**Task requirements**: Your task is to transcribe, without alteration, the lines from the top of the material below through the line bearing "plt.rcParams['font.family'] = ['Liberation", inclusive.

**Recorded data**:
····················
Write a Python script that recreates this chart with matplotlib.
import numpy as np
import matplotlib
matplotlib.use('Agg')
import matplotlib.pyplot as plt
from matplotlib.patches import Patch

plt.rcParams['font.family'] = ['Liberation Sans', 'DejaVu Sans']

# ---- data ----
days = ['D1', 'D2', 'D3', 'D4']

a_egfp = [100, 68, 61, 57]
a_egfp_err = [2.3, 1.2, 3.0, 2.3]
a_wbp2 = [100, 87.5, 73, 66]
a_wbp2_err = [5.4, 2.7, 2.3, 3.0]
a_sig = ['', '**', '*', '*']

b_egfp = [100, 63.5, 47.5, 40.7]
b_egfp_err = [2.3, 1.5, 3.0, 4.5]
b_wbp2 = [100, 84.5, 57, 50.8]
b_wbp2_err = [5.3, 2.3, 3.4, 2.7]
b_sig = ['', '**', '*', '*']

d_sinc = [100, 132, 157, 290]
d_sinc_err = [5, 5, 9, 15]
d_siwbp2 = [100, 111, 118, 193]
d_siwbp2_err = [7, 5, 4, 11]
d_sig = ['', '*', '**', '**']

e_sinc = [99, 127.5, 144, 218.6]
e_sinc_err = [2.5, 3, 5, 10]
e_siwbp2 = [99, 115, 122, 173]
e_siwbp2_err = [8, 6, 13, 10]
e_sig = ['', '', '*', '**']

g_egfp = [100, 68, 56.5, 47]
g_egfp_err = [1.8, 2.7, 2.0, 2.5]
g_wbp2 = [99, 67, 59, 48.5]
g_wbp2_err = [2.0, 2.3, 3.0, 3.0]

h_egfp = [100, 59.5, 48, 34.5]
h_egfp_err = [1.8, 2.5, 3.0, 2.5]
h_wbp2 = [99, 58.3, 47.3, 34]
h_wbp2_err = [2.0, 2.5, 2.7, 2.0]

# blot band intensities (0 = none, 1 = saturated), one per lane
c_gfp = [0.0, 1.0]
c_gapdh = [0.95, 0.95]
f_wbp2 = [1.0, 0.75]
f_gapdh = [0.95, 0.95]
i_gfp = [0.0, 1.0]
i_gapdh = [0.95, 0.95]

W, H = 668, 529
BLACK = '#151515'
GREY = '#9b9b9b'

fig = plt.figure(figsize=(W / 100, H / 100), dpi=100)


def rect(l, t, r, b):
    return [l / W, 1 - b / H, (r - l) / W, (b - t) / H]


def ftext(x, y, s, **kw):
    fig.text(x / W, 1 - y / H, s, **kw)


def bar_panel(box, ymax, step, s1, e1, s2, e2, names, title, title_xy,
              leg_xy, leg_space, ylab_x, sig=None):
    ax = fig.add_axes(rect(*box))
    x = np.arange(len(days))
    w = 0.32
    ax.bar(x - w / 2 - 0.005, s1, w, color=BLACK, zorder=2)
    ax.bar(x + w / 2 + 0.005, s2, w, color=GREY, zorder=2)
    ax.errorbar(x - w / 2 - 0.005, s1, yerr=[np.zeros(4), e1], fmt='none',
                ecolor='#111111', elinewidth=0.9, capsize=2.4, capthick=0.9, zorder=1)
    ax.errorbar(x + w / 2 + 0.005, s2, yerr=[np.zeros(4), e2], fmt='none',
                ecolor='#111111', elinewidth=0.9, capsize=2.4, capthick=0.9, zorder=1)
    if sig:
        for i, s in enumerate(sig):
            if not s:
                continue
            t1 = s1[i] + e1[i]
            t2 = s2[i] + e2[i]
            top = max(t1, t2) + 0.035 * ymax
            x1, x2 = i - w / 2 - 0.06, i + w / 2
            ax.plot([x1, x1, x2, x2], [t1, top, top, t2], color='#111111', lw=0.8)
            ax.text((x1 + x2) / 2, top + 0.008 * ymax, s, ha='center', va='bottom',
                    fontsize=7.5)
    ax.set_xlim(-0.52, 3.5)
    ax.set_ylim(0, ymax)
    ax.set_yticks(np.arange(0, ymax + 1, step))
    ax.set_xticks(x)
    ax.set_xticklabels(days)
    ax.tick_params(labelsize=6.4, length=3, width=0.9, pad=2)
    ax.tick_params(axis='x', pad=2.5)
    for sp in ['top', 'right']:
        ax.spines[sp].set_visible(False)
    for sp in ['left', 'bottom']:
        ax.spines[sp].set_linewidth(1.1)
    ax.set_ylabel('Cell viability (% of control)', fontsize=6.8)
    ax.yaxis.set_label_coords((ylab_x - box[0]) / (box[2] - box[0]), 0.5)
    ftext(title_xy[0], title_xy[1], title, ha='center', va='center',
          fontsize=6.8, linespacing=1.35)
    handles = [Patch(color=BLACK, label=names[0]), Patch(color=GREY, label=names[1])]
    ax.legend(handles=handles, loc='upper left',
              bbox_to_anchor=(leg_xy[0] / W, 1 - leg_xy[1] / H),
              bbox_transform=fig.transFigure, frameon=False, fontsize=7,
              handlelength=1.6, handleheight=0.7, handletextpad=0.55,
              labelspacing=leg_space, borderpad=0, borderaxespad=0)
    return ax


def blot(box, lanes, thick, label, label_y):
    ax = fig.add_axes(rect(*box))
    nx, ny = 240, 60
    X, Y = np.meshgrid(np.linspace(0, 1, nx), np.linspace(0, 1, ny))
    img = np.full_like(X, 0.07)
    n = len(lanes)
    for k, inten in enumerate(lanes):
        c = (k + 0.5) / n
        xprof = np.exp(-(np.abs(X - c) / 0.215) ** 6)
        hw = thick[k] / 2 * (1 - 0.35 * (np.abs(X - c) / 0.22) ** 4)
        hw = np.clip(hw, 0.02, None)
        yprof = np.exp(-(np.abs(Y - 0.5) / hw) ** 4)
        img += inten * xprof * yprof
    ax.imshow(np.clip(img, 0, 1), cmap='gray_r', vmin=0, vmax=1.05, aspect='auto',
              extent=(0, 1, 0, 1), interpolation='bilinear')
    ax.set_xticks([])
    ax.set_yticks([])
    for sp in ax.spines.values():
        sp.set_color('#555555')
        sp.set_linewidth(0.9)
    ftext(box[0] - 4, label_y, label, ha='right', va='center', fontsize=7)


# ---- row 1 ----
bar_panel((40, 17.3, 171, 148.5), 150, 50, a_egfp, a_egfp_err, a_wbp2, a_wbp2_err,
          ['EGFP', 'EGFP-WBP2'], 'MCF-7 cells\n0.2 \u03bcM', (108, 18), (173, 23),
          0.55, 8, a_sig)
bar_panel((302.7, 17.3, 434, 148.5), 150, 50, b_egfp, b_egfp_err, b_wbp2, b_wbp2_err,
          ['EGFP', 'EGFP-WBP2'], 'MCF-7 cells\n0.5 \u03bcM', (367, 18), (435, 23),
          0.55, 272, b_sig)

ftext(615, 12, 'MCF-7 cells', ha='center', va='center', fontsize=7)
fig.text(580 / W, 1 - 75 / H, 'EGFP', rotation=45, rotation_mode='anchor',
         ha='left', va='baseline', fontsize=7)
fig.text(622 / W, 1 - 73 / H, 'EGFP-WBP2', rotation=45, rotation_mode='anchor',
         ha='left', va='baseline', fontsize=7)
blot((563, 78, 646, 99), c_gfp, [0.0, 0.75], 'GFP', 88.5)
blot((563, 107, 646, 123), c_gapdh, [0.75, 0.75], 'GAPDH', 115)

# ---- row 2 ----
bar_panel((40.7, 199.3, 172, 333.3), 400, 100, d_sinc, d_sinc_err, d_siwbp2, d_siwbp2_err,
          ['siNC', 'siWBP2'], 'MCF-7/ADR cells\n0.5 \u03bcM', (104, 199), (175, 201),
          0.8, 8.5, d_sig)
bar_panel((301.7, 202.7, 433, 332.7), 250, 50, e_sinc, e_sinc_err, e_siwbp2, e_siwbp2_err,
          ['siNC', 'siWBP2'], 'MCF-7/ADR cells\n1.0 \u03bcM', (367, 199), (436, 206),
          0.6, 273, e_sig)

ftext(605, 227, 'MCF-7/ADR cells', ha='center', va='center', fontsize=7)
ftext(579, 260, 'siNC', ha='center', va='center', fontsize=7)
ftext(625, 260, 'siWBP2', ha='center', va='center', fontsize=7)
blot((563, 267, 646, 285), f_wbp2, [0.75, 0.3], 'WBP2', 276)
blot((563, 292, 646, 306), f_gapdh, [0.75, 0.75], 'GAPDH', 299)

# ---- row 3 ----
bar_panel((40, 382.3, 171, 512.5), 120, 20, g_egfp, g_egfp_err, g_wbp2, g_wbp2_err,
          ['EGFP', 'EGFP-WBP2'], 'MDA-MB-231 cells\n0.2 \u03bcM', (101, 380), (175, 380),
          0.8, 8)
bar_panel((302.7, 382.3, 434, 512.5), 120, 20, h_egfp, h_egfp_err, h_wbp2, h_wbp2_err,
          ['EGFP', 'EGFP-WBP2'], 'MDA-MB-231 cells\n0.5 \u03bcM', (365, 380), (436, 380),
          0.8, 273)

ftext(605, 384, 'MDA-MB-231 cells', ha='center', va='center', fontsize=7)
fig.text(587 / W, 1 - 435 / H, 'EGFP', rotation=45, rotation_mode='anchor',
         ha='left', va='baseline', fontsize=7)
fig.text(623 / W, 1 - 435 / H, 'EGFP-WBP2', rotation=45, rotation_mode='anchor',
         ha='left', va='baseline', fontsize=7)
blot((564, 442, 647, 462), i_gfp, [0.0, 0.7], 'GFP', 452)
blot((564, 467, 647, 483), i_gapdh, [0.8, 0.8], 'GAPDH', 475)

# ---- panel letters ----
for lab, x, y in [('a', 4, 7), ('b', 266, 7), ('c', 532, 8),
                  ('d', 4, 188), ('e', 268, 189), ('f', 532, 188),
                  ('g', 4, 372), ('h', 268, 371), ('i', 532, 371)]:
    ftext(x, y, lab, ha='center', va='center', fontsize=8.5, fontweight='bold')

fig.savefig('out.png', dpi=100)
····················
**Output of the task**:
Write a Python script that recreates this chart with matplotlib.
import numpy as np
import matplotlib
matplotlib.use('Agg')
import matplotlib.pyplot as plt
from matplotlib.patches import Patch

plt.rcParams['font.family'] = ['Liberation Sans', 'DejaVu Sans']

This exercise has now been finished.